MOH refers to an extensive range of quality grades, and while some are deemed safe for use, others are known to be hazardous. It is important to note that the increasing use of soy-based inks in North America is helping to eliminate some of these concerns.
While startling at first, it became clear in studying this topic that the research around MOH migrants is scarce, and as a result, uncertainties and skepticism around testing methodologies and associated risks remain. In June, the European Food Safety Authority Panel on Contaminants in the Food Chain (CONTAM) released an official “Scientific Opinion on Mineral Oil Hydrocarbons in Food” (see www.bit.ly/pwe00428) in response to many of the reports and press releases previously mentioned. The opinion was intended to assess the risks related to MOH occurrences in food and draw on that information to determine the need for possible regulatory measures. The opinion provides a comprehensive overview of the subject with an emphasis on exposure levels in Europe. In general, the panel was able to identify a number of potential contamination sources, though data and resource limitations prevented the panel from drawing firm conclusions on the associated risk. In the end, the panel deemed it inappropriate to establish health-based guidance for MOH exposure at this time.
The CONTAM panel did find that a significant source of dietary exposure to MOH may come from food contaminated by the residual inks in recycled paperboard packaging in Europe, but migration is highly dependent on the type of food. The panel identified food groups that are of particular concern, including products high in animal fat, breads, confectionary goods, grains, pastas, sausage, and vegetable oils. Considering this list, many of these goods do not come in direct contact with recycled paperboard, suggesting alternative sources of MOH exposure. For the food groups listed that may be packaged in recycled paperboard, precautions can be taken to mitigate migrant exposure by utilizing functional barriers such as polypropylene, acrylate-coated polypropylene, PET, or aluminum barriers.
The panel also points to other packaging components, like inks applied to paper and board, additives and lubricants used in plastic manufacturing, polyolefins, adhesives, and wax coatings applied to packaging or directly to products, as sources of potential contamination. In addition, they identified mineral oils used in direct contact with products, such as release agents in bakery applications or dust control agents used to reduce the risk of explosions during the transport and storage of grains and rice, as other potential points of contamination.

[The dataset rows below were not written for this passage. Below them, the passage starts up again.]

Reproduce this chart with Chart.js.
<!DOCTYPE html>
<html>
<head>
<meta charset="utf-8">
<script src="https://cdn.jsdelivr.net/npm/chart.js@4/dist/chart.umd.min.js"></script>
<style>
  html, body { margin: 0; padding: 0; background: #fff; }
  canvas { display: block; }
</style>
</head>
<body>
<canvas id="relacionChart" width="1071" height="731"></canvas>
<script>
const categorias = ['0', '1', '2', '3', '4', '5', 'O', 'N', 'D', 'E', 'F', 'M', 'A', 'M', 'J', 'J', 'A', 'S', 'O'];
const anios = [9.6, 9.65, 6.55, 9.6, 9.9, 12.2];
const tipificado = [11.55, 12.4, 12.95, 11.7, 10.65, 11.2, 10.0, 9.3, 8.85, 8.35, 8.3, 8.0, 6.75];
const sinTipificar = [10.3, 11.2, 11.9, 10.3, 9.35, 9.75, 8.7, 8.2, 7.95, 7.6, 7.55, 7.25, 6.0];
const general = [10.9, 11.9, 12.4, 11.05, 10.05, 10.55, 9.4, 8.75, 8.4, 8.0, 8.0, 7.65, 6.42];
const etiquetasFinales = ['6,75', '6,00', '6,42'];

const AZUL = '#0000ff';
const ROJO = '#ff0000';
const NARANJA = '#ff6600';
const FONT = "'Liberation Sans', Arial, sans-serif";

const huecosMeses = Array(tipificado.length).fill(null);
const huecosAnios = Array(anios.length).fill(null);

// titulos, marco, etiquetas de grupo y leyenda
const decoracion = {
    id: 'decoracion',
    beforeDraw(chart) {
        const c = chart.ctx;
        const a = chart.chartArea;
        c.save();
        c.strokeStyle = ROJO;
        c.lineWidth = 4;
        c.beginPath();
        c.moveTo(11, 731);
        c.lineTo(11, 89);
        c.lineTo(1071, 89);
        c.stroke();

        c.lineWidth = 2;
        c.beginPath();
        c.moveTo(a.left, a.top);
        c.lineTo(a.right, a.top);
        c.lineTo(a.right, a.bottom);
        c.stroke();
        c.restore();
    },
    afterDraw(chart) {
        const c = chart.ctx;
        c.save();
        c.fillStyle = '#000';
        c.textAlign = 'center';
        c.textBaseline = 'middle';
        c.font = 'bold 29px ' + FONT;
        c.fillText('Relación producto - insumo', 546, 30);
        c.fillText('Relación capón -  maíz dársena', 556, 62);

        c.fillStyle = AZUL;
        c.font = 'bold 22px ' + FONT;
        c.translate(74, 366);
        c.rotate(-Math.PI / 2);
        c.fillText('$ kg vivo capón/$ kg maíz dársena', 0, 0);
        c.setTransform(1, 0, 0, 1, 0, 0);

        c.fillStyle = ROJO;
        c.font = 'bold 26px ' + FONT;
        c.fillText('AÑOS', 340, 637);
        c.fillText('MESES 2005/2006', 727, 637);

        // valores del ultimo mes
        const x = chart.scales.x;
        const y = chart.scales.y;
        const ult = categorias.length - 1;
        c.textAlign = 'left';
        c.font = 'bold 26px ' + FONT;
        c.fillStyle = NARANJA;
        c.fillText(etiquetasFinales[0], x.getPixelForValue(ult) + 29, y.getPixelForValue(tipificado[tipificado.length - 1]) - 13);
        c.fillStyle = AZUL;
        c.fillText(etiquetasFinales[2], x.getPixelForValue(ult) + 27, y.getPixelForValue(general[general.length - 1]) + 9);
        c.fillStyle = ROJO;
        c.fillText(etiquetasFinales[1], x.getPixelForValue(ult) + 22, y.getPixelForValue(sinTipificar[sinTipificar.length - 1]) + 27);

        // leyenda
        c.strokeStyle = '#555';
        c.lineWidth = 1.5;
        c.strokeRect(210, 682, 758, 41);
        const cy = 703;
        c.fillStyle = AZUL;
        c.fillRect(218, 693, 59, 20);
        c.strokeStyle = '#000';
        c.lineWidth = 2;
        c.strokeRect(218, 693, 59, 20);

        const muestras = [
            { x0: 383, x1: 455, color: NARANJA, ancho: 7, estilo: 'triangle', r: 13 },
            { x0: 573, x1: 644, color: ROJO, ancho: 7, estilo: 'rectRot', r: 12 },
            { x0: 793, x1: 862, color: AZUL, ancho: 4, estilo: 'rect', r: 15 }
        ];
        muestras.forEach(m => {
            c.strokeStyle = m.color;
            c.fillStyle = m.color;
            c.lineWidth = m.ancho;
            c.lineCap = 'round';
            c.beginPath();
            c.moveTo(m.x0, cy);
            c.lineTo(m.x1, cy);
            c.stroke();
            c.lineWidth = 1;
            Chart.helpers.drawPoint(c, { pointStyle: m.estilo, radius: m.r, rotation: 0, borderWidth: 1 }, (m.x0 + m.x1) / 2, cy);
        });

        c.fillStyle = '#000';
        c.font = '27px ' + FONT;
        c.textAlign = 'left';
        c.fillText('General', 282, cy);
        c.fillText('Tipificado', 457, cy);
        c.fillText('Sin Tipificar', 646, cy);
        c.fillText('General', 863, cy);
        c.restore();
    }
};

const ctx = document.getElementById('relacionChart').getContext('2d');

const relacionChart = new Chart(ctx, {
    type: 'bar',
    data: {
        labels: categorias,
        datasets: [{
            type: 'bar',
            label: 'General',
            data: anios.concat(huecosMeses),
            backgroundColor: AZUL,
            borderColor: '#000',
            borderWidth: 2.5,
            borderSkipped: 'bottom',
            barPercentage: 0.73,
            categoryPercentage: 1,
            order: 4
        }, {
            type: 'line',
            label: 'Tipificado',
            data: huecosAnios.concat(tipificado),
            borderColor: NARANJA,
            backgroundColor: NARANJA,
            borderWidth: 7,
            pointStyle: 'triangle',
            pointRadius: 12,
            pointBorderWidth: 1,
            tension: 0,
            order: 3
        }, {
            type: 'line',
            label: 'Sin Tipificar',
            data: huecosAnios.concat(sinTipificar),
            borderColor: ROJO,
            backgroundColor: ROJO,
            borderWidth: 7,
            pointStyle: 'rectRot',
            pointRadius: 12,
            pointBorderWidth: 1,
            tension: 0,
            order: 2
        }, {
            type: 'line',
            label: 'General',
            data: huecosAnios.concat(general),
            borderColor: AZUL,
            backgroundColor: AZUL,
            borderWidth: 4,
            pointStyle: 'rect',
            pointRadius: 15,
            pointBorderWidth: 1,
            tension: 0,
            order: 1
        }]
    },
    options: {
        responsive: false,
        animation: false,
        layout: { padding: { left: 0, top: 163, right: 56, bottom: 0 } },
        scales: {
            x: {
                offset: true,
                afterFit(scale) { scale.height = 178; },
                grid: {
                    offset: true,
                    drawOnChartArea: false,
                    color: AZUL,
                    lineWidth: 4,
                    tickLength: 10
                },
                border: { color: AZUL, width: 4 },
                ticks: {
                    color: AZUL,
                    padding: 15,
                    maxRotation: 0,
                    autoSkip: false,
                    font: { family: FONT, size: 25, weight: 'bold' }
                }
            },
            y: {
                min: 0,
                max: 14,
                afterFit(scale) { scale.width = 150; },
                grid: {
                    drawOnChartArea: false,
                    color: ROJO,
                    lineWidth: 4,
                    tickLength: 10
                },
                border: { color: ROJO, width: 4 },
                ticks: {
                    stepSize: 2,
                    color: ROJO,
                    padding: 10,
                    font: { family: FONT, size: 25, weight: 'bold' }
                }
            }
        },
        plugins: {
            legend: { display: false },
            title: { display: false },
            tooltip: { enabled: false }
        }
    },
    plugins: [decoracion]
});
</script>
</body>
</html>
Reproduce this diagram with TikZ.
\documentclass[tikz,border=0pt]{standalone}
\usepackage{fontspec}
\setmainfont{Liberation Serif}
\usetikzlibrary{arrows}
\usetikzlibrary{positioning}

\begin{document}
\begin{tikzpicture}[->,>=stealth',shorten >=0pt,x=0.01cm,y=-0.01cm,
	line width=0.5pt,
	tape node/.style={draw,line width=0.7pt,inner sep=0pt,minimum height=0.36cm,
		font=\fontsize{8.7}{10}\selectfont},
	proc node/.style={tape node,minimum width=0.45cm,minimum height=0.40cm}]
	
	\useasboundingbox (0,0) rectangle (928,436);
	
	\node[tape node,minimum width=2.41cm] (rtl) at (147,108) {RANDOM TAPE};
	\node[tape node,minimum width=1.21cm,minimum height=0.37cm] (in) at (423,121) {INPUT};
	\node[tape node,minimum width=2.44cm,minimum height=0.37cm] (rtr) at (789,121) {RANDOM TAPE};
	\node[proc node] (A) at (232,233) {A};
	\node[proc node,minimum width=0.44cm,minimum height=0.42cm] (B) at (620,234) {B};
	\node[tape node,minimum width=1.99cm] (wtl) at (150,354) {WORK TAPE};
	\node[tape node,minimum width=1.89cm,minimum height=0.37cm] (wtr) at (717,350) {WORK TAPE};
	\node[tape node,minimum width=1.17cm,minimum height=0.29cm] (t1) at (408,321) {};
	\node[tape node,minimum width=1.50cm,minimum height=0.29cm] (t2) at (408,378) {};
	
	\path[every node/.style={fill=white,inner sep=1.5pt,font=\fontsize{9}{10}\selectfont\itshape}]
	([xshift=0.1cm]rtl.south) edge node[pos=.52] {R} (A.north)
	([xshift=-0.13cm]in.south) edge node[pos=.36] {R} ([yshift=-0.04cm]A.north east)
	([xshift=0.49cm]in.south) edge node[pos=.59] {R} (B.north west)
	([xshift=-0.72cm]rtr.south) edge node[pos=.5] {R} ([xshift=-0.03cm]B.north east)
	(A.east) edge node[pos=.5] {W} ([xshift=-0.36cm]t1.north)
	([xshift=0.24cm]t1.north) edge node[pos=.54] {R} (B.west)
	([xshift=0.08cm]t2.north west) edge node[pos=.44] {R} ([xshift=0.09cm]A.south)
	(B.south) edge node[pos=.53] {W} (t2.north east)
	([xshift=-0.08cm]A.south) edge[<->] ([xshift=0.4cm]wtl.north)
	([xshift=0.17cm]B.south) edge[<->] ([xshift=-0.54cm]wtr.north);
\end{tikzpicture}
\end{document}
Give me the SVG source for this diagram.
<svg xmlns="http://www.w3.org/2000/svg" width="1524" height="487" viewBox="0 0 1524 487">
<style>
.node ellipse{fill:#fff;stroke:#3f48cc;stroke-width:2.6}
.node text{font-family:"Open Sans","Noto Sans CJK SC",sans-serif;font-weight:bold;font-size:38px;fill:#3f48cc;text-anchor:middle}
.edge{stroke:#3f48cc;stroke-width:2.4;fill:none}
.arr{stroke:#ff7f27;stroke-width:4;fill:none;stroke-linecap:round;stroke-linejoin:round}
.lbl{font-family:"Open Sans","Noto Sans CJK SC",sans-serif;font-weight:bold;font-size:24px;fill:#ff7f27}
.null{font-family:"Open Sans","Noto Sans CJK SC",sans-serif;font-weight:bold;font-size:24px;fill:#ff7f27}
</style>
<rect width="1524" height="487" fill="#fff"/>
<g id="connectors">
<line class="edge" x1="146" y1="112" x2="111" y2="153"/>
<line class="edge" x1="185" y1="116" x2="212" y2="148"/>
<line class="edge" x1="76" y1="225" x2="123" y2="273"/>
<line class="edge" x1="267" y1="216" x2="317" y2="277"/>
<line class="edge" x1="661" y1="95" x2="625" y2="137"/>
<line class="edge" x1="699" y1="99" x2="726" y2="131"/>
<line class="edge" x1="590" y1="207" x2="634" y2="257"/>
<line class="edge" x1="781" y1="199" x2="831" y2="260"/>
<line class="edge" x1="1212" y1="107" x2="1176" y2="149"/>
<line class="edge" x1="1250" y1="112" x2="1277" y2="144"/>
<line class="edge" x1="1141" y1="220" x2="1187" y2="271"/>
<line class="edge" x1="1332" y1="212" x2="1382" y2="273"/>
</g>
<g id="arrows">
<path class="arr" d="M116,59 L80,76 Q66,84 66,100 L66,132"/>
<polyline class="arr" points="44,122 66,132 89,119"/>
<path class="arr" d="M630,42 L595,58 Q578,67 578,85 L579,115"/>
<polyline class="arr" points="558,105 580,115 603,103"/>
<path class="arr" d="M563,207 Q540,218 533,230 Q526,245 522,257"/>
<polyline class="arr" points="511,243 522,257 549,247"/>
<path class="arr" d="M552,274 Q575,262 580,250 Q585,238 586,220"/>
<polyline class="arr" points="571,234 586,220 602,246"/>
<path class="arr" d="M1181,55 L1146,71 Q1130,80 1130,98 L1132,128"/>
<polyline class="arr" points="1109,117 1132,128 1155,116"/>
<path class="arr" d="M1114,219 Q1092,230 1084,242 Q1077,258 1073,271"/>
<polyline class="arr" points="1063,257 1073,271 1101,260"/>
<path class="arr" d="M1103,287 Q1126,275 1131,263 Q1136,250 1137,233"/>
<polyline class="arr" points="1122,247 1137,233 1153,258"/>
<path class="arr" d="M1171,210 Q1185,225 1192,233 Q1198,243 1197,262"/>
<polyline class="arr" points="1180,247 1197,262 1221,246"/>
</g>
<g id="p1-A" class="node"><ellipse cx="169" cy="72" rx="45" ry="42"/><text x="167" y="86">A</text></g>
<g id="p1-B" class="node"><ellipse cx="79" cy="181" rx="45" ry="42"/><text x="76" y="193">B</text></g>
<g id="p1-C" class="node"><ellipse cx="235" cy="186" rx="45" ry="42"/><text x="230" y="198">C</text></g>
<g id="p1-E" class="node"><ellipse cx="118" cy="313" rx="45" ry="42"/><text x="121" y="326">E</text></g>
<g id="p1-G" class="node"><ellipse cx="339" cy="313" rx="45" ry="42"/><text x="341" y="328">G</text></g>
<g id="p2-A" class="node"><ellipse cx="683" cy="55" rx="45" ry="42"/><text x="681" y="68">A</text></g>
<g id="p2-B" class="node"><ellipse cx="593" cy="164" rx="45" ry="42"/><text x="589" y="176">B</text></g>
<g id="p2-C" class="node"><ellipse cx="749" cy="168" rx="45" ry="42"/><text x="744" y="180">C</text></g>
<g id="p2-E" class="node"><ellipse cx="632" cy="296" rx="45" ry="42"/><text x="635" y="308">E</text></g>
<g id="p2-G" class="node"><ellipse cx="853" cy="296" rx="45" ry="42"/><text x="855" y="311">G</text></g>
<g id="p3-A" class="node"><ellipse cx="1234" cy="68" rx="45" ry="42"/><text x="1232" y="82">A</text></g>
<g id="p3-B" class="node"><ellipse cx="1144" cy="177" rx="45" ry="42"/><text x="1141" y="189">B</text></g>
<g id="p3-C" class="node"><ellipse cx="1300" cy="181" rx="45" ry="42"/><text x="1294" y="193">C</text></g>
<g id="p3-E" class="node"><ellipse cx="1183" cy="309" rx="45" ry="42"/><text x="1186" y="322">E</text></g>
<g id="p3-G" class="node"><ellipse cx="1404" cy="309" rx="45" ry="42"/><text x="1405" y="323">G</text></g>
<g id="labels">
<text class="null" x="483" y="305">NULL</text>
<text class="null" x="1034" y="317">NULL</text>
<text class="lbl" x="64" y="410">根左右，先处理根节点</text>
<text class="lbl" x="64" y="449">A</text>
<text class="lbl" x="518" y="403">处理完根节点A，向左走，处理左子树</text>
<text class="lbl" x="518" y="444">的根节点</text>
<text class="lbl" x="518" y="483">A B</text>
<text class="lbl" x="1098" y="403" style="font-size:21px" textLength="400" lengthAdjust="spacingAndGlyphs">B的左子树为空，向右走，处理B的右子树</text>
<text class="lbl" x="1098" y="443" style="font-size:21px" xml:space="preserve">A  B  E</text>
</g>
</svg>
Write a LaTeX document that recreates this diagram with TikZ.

While many of these mineral oil applications utilize highly refined and processed grades of MOH approved for such uses, the primary concerns remain with the moderately processed and technical grades. Environmental sources such as particulate deposits from exhausts or smoking may also contribute to exposure levels, and for many products, MOH exposure may be completely unrelated to packaging migrants.
Within the packaging community, what can we do? Considering the information limitations, we can be proactive about collecting and providing additional data to help fill these information gaps. This can also help to inform packaging designers and engineers of potential materials that may be perceived as contaminants within the recycling stream. It can also be used to develop any necessary solutions and avoid making knee-jerk decisions that may lead to greater unknowns. Given the benefits associated with utilizing recycled content, we can continue to increase recycled material sourcing with the help of comprehensive research combined with design and manufacturing improvements.
As many of us already know, packaging provides us with the ability to safely deliver goods all over the world, provides essential consumer information and protection, has a substantial economic impact, and plays a vital role in our everyday lives. As complex packaging systems continue to expand the boundaries around product delivery, it is our responsibility to ensure that packaging approaches our sustainable vision and is beneficial, safe, and healthy for individuals and communities throughout its life cycle.
Eric DesRoberts is a project associate at GreenBlue’s Sustainable Packaging Coalition.